‘On your next birthday, count the candles on your birthday cake and know that you are brighter and more full of light than every single one of them.’
If you had told me that I would be writing this sat at a desk in an apartment in the Czech Republic, after putting sanitary towels in the freezer a year ago I wouldn’t have believed you.
I never would have thought I would be waking up alone either, in a different country with no friends or family wishing me happy birthday, no cards to open and no puppy to give me the licks that I have missed these last few days.
Most years I have the birthday blues, but being away from my family and friends this year has made me feel a lot worse, I feel so far away from my goals and just feel so clueless about where I am, it has really built up this year into a sense of failure. Where am I going? What am I doing? Why haven’t I met the one? What am I doing wrong? All these questions are swirling in my head and I have zero answers.
Ironically I wanted to make this post a light hearted and happier one. I am with my best friend whilst she has surgery here in Prague and I want to make sure she is safe and happy. Surgery is a big deal and can be so scary for someone who has never experienced it before. So I guess this is where the sanitary towels in the freezer come in. No I am not having a mental breakdown, its just me being a good friend and trying to make some DIY ice packs!

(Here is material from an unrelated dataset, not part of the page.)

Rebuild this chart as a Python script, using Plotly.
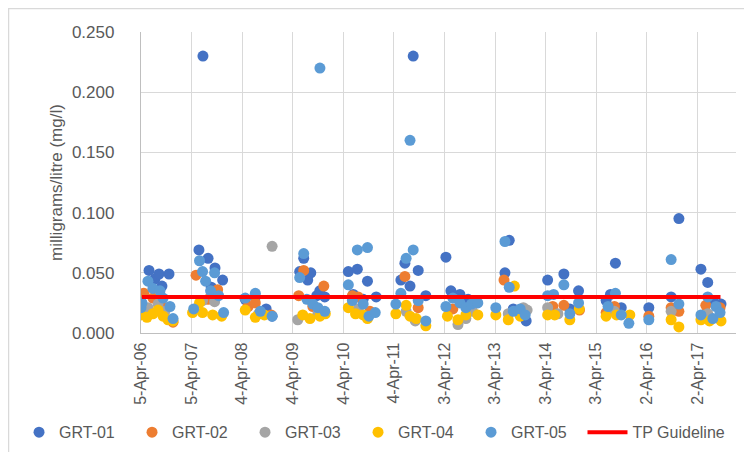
import plotly.graph_objects as go

# ---------------- data ----------------
tick_dates = ["2006-04-05", "2007-04-05", "2008-04-04", "2009-04-04", "2010-04-04", "2011-04-04",
              "2012-04-03", "2013-04-03", "2014-04-03", "2015-04-03", "2016-04-02", "2017-04-02"]
tick_labels = ["5-Apr-06", "5-Apr-07", "4-Apr-08", "4-Apr-09", "4-Apr-10", "4-Apr-11",
               "3-Apr-12", "3-Apr-13", "3-Apr-14", "3-Apr-15", "2-Apr-16", "2-Apr-17"]

grt01_dates = ["2006-04-19", "2006-06-02", "2006-07-15", "2006-08-13", "2006-09-03", "2006-10-24",
               "2007-05-28", "2007-06-26", "2007-08-02", "2007-08-25", "2007-09-21", "2007-11-15",
               "2008-04-26", "2008-07-08", "2008-09-24", "2008-11-06",
               "2009-05-24", "2009-06-22", "2009-07-21", "2009-08-12", "2009-09-24", "2009-10-16", "2009-11-21",
               "2010-05-10", "2010-06-15", "2010-07-14", "2010-08-25", "2010-09-25", "2010-11-27",
               "2011-05-24", "2011-06-22", "2011-07-29", "2011-08-21", "2011-09-26", "2011-11-20",
               "2012-04-13", "2012-05-19", "2012-06-10", "2012-07-23", "2012-09-20",
               "2013-06-13", "2013-07-14", "2013-08-12", "2013-11-13",
               "2014-04-17", "2014-08-12", "2014-09-24", "2014-11-26",
               "2015-06-13", "2015-07-14", "2015-08-19", "2015-09-30",
               "2016-04-16", "2016-09-24", "2016-11-19",
               "2017-04-27", "2017-06-15", "2017-07-31", "2017-09-19"]
grt01_vals = [0.032, 0.052, 0.045, 0.049, 0.039, 0.049,
              0.069, 0.230, 0.062, 0.038, 0.054, 0.044,
              0.028, 0.030, 0.020, 0.014,
              0.051, 0.062, 0.044, 0.050, 0.031, 0.035, 0.030,
              0.051, 0.032, 0.053, 0.028, 0.043, 0.030,
              0.044, 0.058, 0.039, 0.230, 0.052, 0.031,
              0.063, 0.035, 0.030, 0.032, 0.028,
              0.050, 0.077, 0.020, 0.010,
              0.044, 0.049, 0.020, 0.035,
              0.027, 0.032, 0.058, 0.021,
              0.021, 0.030, 0.095,
              0.053, 0.042, 0.025, 0.024]

grt02_dates = ["2006-04-26", "2006-06-30", "2006-09-25", "2006-11-22",
               "2007-05-07", "2007-08-02", "2007-10-10",
               "2008-05-17", "2008-07-08", "2008-10-30",
               "2009-05-17", "2009-06-22", "2009-08-27", "2009-11-14",
               "2010-06-08", "2010-07-20", "2010-10-13",
               "2011-06-22", "2011-09-26",
               "2012-06-02", "2012-11-15",
               "2013-06-06", "2013-10-24",
               "2014-05-24", "2014-08-12", "2014-12-03",
               "2015-06-13", "2015-08-12",
               "2016-04-16", "2016-09-24", "2016-11-19",
               "2017-06-01", "2017-09-12"]
grt02_vals = [0.033, 0.029, 0.021, 0.009,
              0.048, 0.028, 0.036,
              0.022, 0.025, 0.015,
              0.031, 0.052, 0.022, 0.039,
              0.031, 0.030, 0.018,
              0.047, 0.021,
              0.020, 0.027,
              0.044, 0.018,
              0.022, 0.023, 0.019,
              0.017, 0.022,
              0.014, 0.021, 0.018,
              0.023, 0.021]

grt03_dates = ["2006-05-25", "2006-08-06", "2006-09-25",
               "2007-06-23", "2007-09-18",
               "2008-08-01", "2008-11-06",
               "2009-05-10", "2009-10-02",
               "2010-07-20",
               "2011-07-01", "2011-09-05",
               "2012-07-09", "2012-09-04", "2012-10-22",
               "2013-07-07", "2013-10-24", "2013-11-20",
               "2014-04-17", "2014-06-30",
               "2015-08-12",
               "2016-09-24",
               "2017-06-15"]
grt03_vals = [0.021, 0.024, 0.018,
              0.027, 0.026,
              0.016, 0.072,
              0.011, 0.016,
              0.020,
              0.018, 0.010,
              0.007, 0.012, 0.018,
              0.016, 0.021, 0.019,
              0.021, 0.016,
              0.018,
              0.018,
              0.016]

grt04_dates = ["2006-04-05", "2006-05-18", "2006-06-30", "2006-08-06", "2006-09-11", "2006-10-17", "2006-11-22",
               "2007-04-12", "2007-06-01", "2007-06-23", "2007-09-04", "2007-11-08",
               "2008-04-26", "2008-07-08", "2008-09-11",
               "2009-06-15", "2009-08-06", "2009-10-17", "2009-11-25",
               "2010-05-10", "2010-07-01", "2010-08-25", "2010-09-25",
               "2011-04-18", "2011-07-01", "2011-07-29", "2011-09-12", "2011-11-20",
               "2012-04-24", "2012-07-09", "2012-09-04", "2012-11-29",
               "2013-04-08", "2013-07-07", "2013-08-20", "2013-10-01",
               "2014-04-17", "2014-06-07", "2014-09-24", "2014-12-01",
               "2015-06-13", "2015-08-27", "2015-12-01",
               "2016-09-24", "2016-11-19",
               "2017-04-27", "2017-06-28", "2017-09-19"]
grt04_vals = [0.015, 0.013, 0.016, 0.019, 0.014, 0.011, 0.010,
              0.017, 0.025, 0.017, 0.015, 0.014,
              0.019, 0.013, 0.015,
              0.015, 0.012, 0.014, 0.016,
              0.021, 0.016, 0.015, 0.012,
              0.016, 0.023, 0.014, 0.012, 0.006,
              0.014, 0.011, 0.015, 0.015,
              0.015, 0.011, 0.039, 0.014,
              0.015, 0.015, 0.011, 0.020,
              0.014, 0.015, 0.015,
              0.011, 0.005,
              0.011, 0.010, 0.010]

grt05_dates = ["2006-04-05", "2006-04-12", "2006-05-25", "2006-06-30", "2006-08-20", "2006-09-11", "2006-10-31", "2006-11-22",
               "2007-04-20", "2007-06-01", "2007-06-23", "2007-07-15", "2007-08-20", "2007-09-18", "2007-10-17", "2007-11-22",
               "2008-04-26", "2008-07-08", "2008-08-13", "2008-11-06",
               "2009-05-24", "2009-06-22", "2009-07-15", "2009-08-27", "2009-10-02", "2009-10-17", "2009-11-21",
               "2010-05-10", "2010-06-08", "2010-07-14", "2010-08-25", "2010-09-25", "2010-10-06", "2010-11-20",
               "2011-04-18", "2011-05-24", "2011-07-01", "2011-07-29", "2011-08-21", "2011-09-26", "2011-11-20",
               "2012-04-13", "2012-06-02", "2012-07-23", "2012-09-04", "2012-10-15", "2012-11-29",
               "2013-04-08", "2013-06-13", "2013-07-14", "2013-08-12", "2013-10-01", "2013-11-06",
               "2014-04-17", "2014-05-30", "2014-08-12", "2014-09-24", "2014-11-26",
               "2015-06-27", "2015-08-19", "2015-09-30", "2015-11-24",
               "2016-04-16", "2016-09-24", "2016-11-19",
               "2017-04-27", "2017-06-15", "2017-07-22", "2017-08-14", "2017-09-12"]
grt05_vals = [0.021, 0.025, 0.043, 0.037, 0.035, 0.029, 0.022, 0.012,
              0.020, 0.060, 0.051, 0.043, 0.035, 0.050, 0.031, 0.017,
              0.029, 0.033, 0.018, 0.014,
              0.046, 0.066, 0.028, 0.024, 0.021, 0.220, 0.018,
              0.040, 0.027, 0.069, 0.024, 0.071, 0.014, 0.017,
              0.024, 0.033, 0.062, 0.160, 0.069, 0.027, 0.010,
              0.022, 0.029, 0.025, 0.021, 0.024, 0.025,
              0.021, 0.076, 0.038, 0.018, 0.020, 0.015,
              0.031, 0.032, 0.040, 0.016, 0.025,
              0.022, 0.033, 0.015, 0.008,
              0.011, 0.061, 0.024,
              0.015, 0.030, 0.012, 0.022, 0.017]

guideline_dates = ["2006-04-12", "2017-09-15"]
guideline_vals = [0.03, 0.03]

# ---------------- figure ----------------
W, H = 752, 452
ML, MR, MT, MB = 133, 24, 24, 127

series = [
    ("GRT-01", grt01_dates, grt01_vals, "#4472C4"),
    ("GRT-02", grt02_dates, grt02_vals, "#ED7D31"),
    ("GRT-03", grt03_dates, grt03_vals, "#A5A5A5"),
    ("GRT-04", grt04_dates, grt04_vals, "#FFC000"),
    ("GRT-05", grt05_dates, grt05_vals, "#5B9BD5"),
]

fig = go.Figure()
for name, d, v, c in series:
    fig.add_trace(go.Scatter(x=d, y=v, mode="markers", name=name,
                             marker=dict(size=11, color=c, line=dict(width=0))))
fig.add_trace(go.Scatter(x=guideline_dates, y=guideline_vals, mode="lines", name="TP Guideline",
                         line=dict(color="#FF0000", width=4), legend="legend2"))

font_family = "Liberation Sans, Arial, sans-serif"
legend_font = dict(size=16, color="#595959")
fig.update_layout(
    width=W, height=H,
    margin=dict(l=ML, r=MR, t=MT, b=MB, autoexpand=False),
    paper_bgcolor="white", plot_bgcolor="white",
    font=dict(family=font_family, color="#595959", size=15),
    showlegend=True,
    legend=dict(orientation="h", x=-0.205, xanchor="left", y=-0.33, yanchor="middle",
                font=legend_font, itemwidth=30,
                entrywidth=68, entrywidthmode="pixels",
                bgcolor="rgba(0,0,0,0)"),
    legend2=dict(orientation="h", x=0.742, xanchor="left", y=-0.33, yanchor="middle",
                 font=legend_font, itemwidth=40,
                 bgcolor="rgba(0,0,0,0)"),
    xaxis=dict(type="date", range=["2006-04-05", "2018-01-05"],
               tickvals=tick_dates, ticktext=tick_labels, tickangle=-90,
               tickfont=dict(size=16, color="#595959"),
               showgrid=True, gridcolor="#D9D9D9", gridwidth=1.3,
               showline=True, linecolor="#BFBFBF", linewidth=1.3,
               ticks="", ticklabelstandoff=2, zeroline=False, automargin=False),
    yaxis=dict(range=[0, 0.25], dtick=0.05, tickformat=".3f",
               tickfont=dict(size=17, color="#595959"),
               showgrid=True, gridcolor="#D9D9D9", gridwidth=1.3,
               showline=True, linecolor="#BFBFBF", linewidth=1.3,
               ticks="", ticklabelstandoff=22, zeroline=False, automargin=False,
               title=dict(text="milligrams/litre (mg/l)", font=dict(size=17, color="#595959"), standoff=4)),
)

# chart-area border like the spreadsheet chart frame
pw = W - ML - MR
ph = H - MT - MB
fig.add_shape(type="rect", xref="paper", yref="paper",
              x0=(0.5 - ML) / pw, x1=(W - 1.5 - ML) / pw,
              y0=-(MB - 1.5) / ph, y1=1 + (MT - 0.5) / ph,
              line=dict(color="#D9D9D9", width=1.5), layer="below")

fig.write_html("out.html")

So turning 26 feels like a big deal. It feels like I have finally broken in to the adult world and there is no going back. So whilst I want to look forward and set more goals for the next year, what have I achieved in the last 365 days?! Looking back at last years goals I didn’t really achieve many of them.
I really wanted to hit the goal weight of 160lbs this year, and getting an 100kg deadlift and maybe even 150kg. I also wanted to hit a bodyweight squat. All of the above went to shit. The lowest weight I have seen this year is 174lbs which I am currently hovering around. Thanks to my body hating me (multiple injuries + chronic pain disorder) I had to take a break from deadlifts and I didn’t attempt to squat all year. I actually attempted some squats yesterday, trying to beat the fear and I hit 45kg for 3 reps after 3 sets of at 40kg. Its half bodyweight which after a year is better than nothing, right?!
One positive is I completed my Personal training course! Wooo-hooo! After a little self-sabotage and then panicking I managed to pull it out the bag and I am over the moon to say I am now a qualified Personal trainer! I also left my job in the NHS for more money but sadly the grass isn’t always greener. I also got a gorgeous new member of the family, my beautiful niece Rose and a new bestie Amanda Bootes to add to my lonesome squad (legit one of the best things that has happened to me!).
Goals for 26
I love setting goals, they are a great way to feel accomplished and make you feel like you are going in the right direction (even though half the time I swear I am going backwards). Here are some goals for the year ahead:
- Hit a goal weight of 150-160lbs
- Deadlift 100kg
- Squat bodyweight
- Complete my nutrition course
- New job (fitness related)
- Save £500 for Disneyworld in May
- Focus more on the blog/insta
- Incorporate a more plant based approach to my diet
- Build a emergency fund + work on becoming debt-free
I believe it is better to have a mixture of goals to keep you interested and focused. I have some adultish ones, fitness ones, diet ones and some more maybe just to keep in the back of my head.
So now my rambling is over, let us all celebrate me turning 26, another year older but not another year wiser. Hip-Hip Hooray.